Today I have been weepy. Probably hormonal, but it's kind of nice. I like being able to really "feel" strong emotions some days. Not being on cruise control. Or just being satisfied with something like a clean kitchen. Seeing life's big picture and really assessing it. I worry sometimes that some big crisis will come crashing into our lives, we have this beautiful life and I want it to stay good, great really. Happy, loving, and sweet. Joyful. Who would want to rock that boat? I always feel like I am asking for better and I'm always worried about how can one not feel guilty for complaining about anything in their perfect life while thereare miners stuck 2000 feet below the earth's surface for over 60 days, and friends who left the earth leaving their children behind, and babies who left the earth leaving their moms behind. All that seems so life-shattering and crazy and I hope nothing like that enters our daily bubble.
But life is life and we churn through dishes and losing weight and meal planning and parenting. And smiling in disbelief that our kids are so smart and get 100% on all their papers. And spend a long time coloring the perfect picture. And make mini-laptops out of paper and leave them all over the house. And tuck their dolls into a hand-me-down American Girl bed. I want a new job and had given myself a September deadline to accomplish this task but for all the hours spent trying, this recession is either double-dipping or just not coming up for air just yet. So knowing how firms are in this career, I'm trying to grieve the loss of this happiness I wanted for myself and make do with the new reality of our real fall schedule.
Not that I'm in this terrible place. I'm just so stubborn that I want what I want when I want it thank you very much. And I thought things were going to be one way and they are another. So I'm trying to make the best of things.This week I stood up to a head person to ask for something I knew they would not like. And when his mouth formed the word 'no' and every ounce of his body language said the same, I had to step it up, fight for what I wanted, and sell it. I got it. Phew! I also played the work game, you know the one where you run into an issue and instead of banging your head against your desk you find just the right person to get an answer from with the added bonus of sympathy for your plight? Plight. I learned that word ages ago in grade school and did a whole report on the Plight of some group or another.....always loved good words....
Seeing my kids in school is bringing back memories aplenty of life back when. When the cool song everyone wanted to listen to on Walkmen was "Toy Soldiers" by Martika. When the cool thing was to make fun of the music teacher. My son is making fun of the music teacher and I asked him why and kind of leaned over and said "well, she's not really that bad" which leads me to believe he doesn't quite know why the kids say she's mean, but he'll happily jump on that bandwagon anyway. Poor music teachers!
I'm trying to just enjoy what life is bringing my way this fall instead of making my own path, because it doesn't seem to be going that way. I do have to say some big decisions seem to be coming clearer and I'm pretty happy with that. Sometimes I think it takes being a peace with what you have before you can take on something new. And not knowing if you want something is overwhelming. But feeling at peace with a future plan is so liberating. For now, I'll share some of the little things that made me smile today....
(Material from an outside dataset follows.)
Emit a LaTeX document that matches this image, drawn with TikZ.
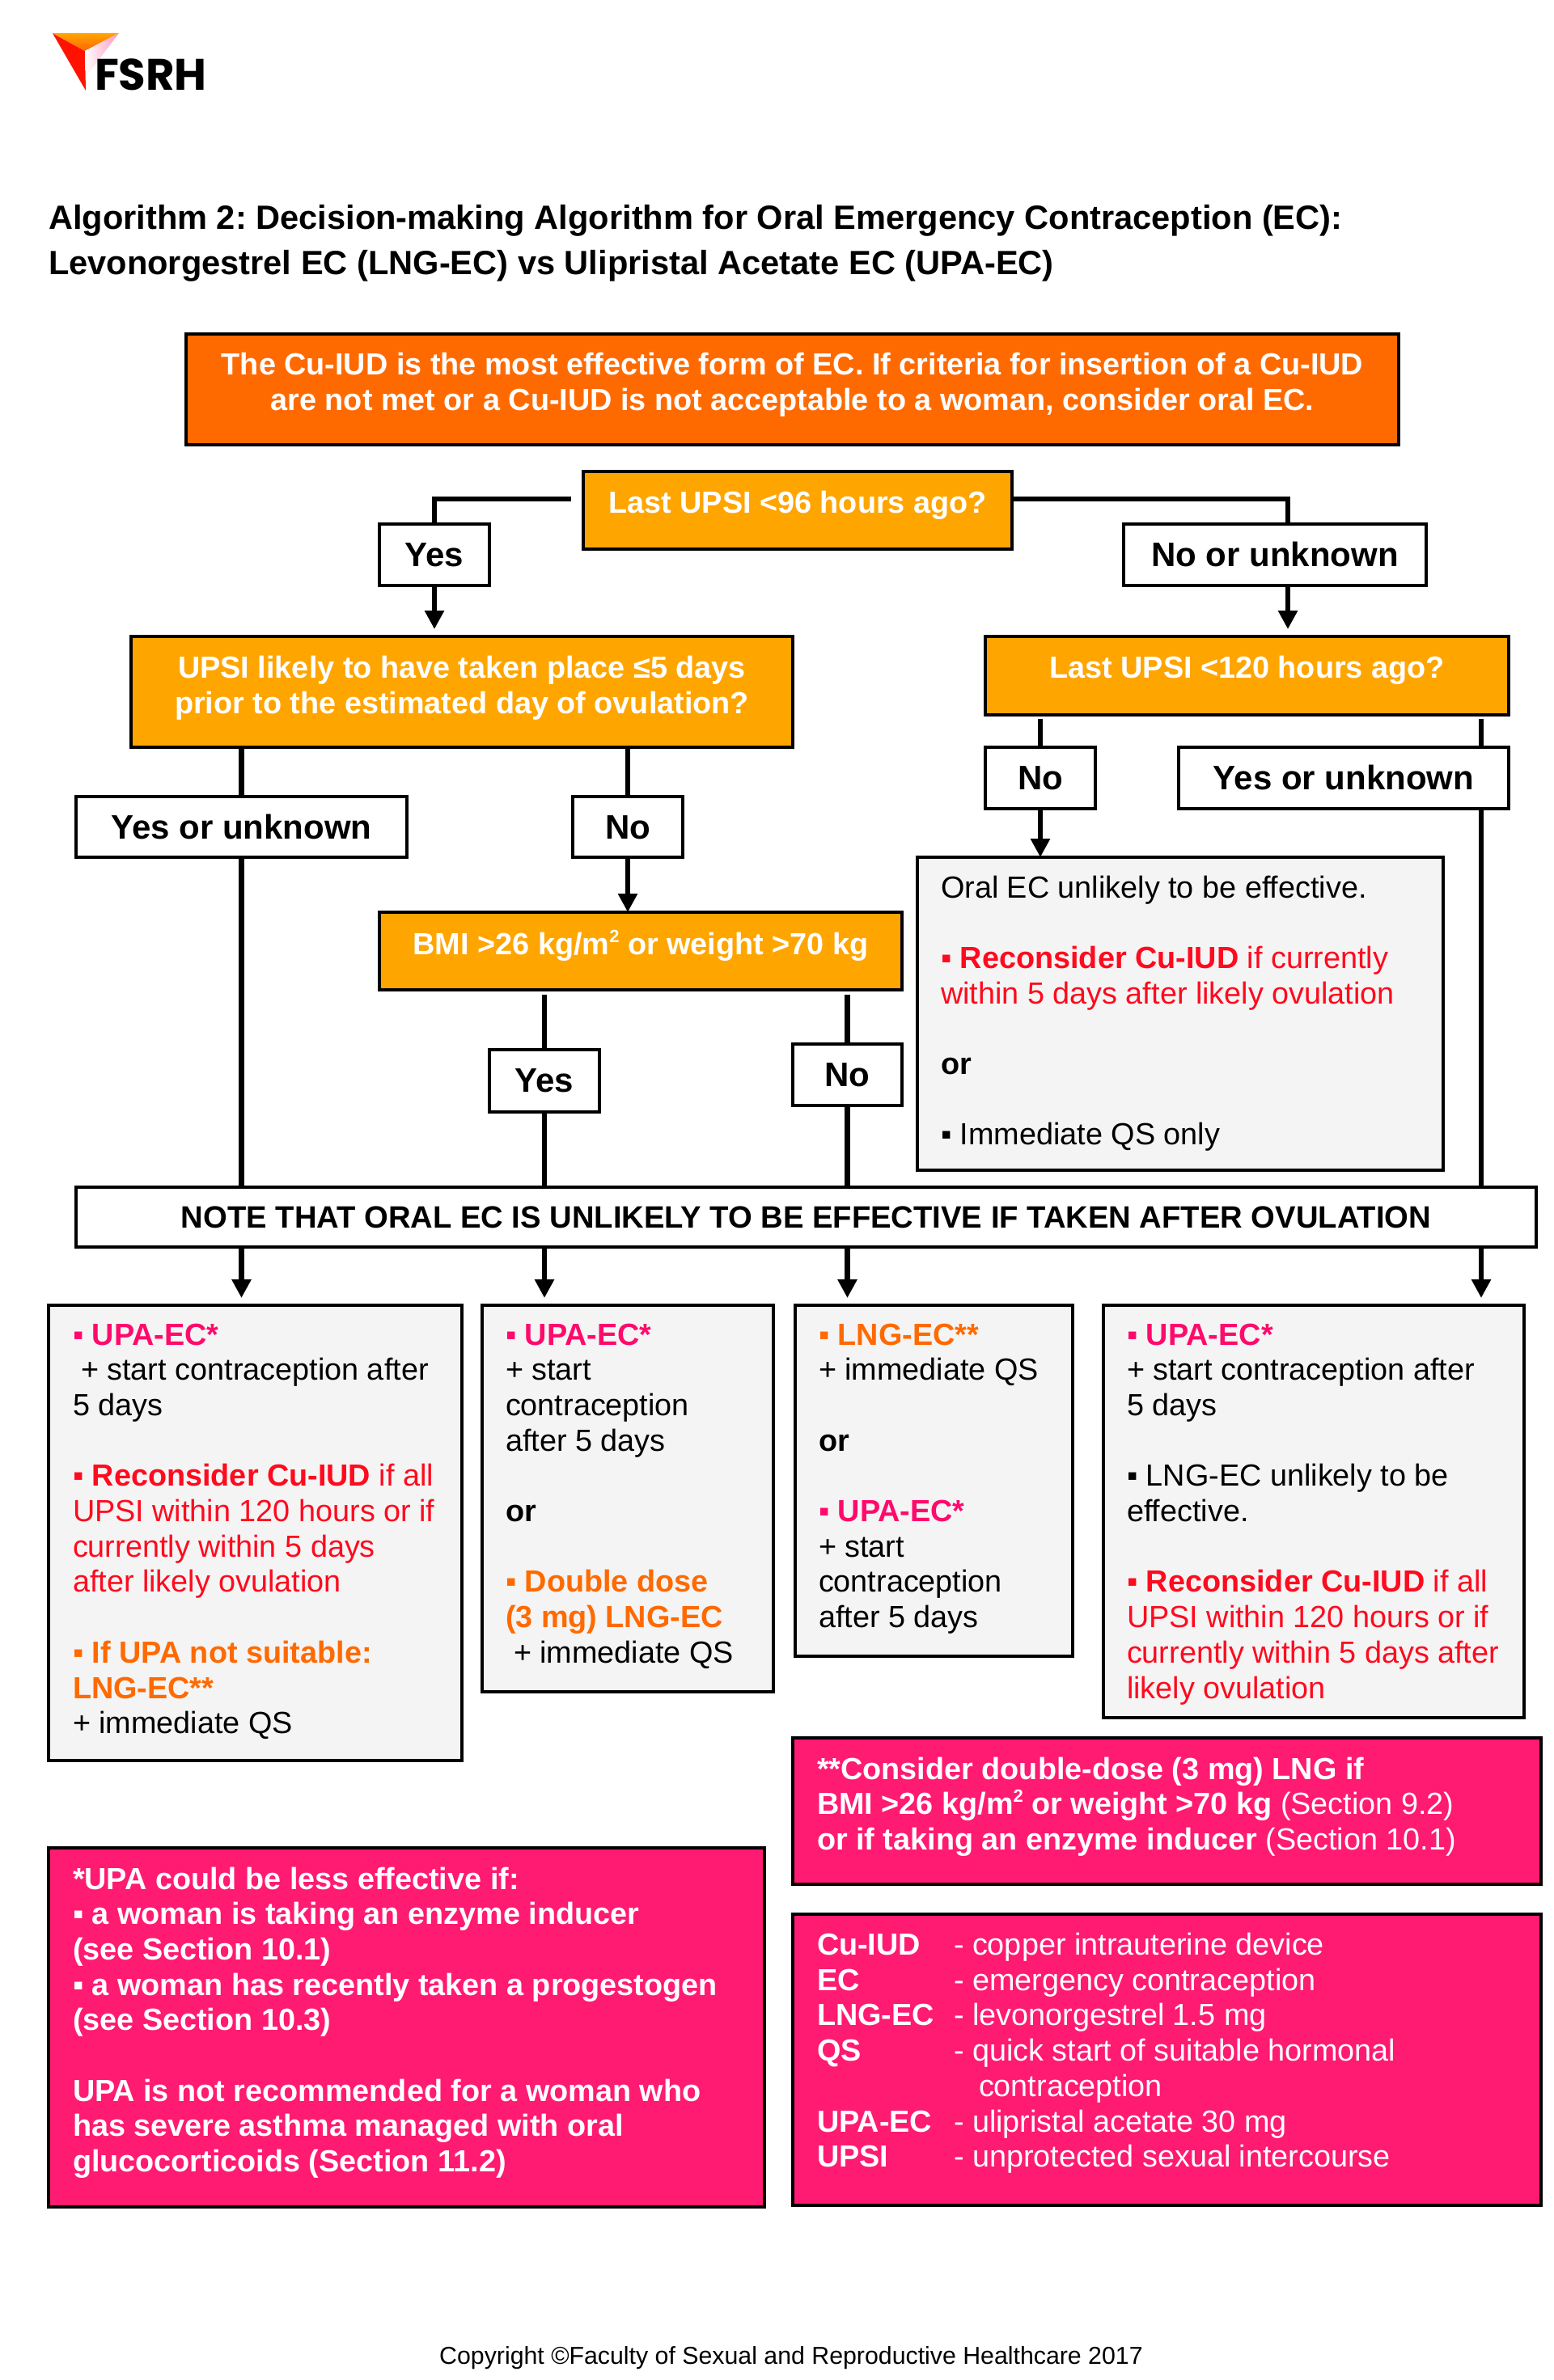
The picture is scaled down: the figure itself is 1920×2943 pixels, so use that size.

Do we really have to get rid of all of these leaves? I am LOVING them. They make everything so pretty. My favorite is the bright pink/red trees that show up when you round a corner and take your breath away.

Logan, my sweet soul, was getting into a habit of bringing every friend he owns downstairs and now he's narrowed it down to a few "best friends."
Sylvie has rejuvinated her mothering role. She has a few American Girl knockoff type dolls she's loving on. Abuelita collected this doll bed back from a neice and Sylvie really loves it. I can't wait to introduce her to Jamie's twins this weekend and see what she thinks.

We have a house built in 1946. A brick Georgian. It has its perks, its quirks and its frustrations. But when we went looking for a house I really really wanted a staircase. And while a ranch house would be good for laundry I won't regret the stairs. The window and the paintings from Mexico make me smile each time. The wood stairs are warm, and warmer with white paint. I always think about the fact that we are creating a baseline for our kids on what they see as "home." I can see us dragging our kids to an ultra-modern urban condo someday only to see them buy their first home with their spouses that looks just like this one.

My sweet dog. Jorge and I both had cocker spaniels growing up and wanted one as our first "together" dog. She's full of spunk and can push my buttons worst than Sylvie but I do love her as a walking companion, and a sweet friend who is at my feet.


1 comments:
Oh Kristin... It's comforting to be reminded that we share so many of the same genes. Thanks for sharing this with the world... and me.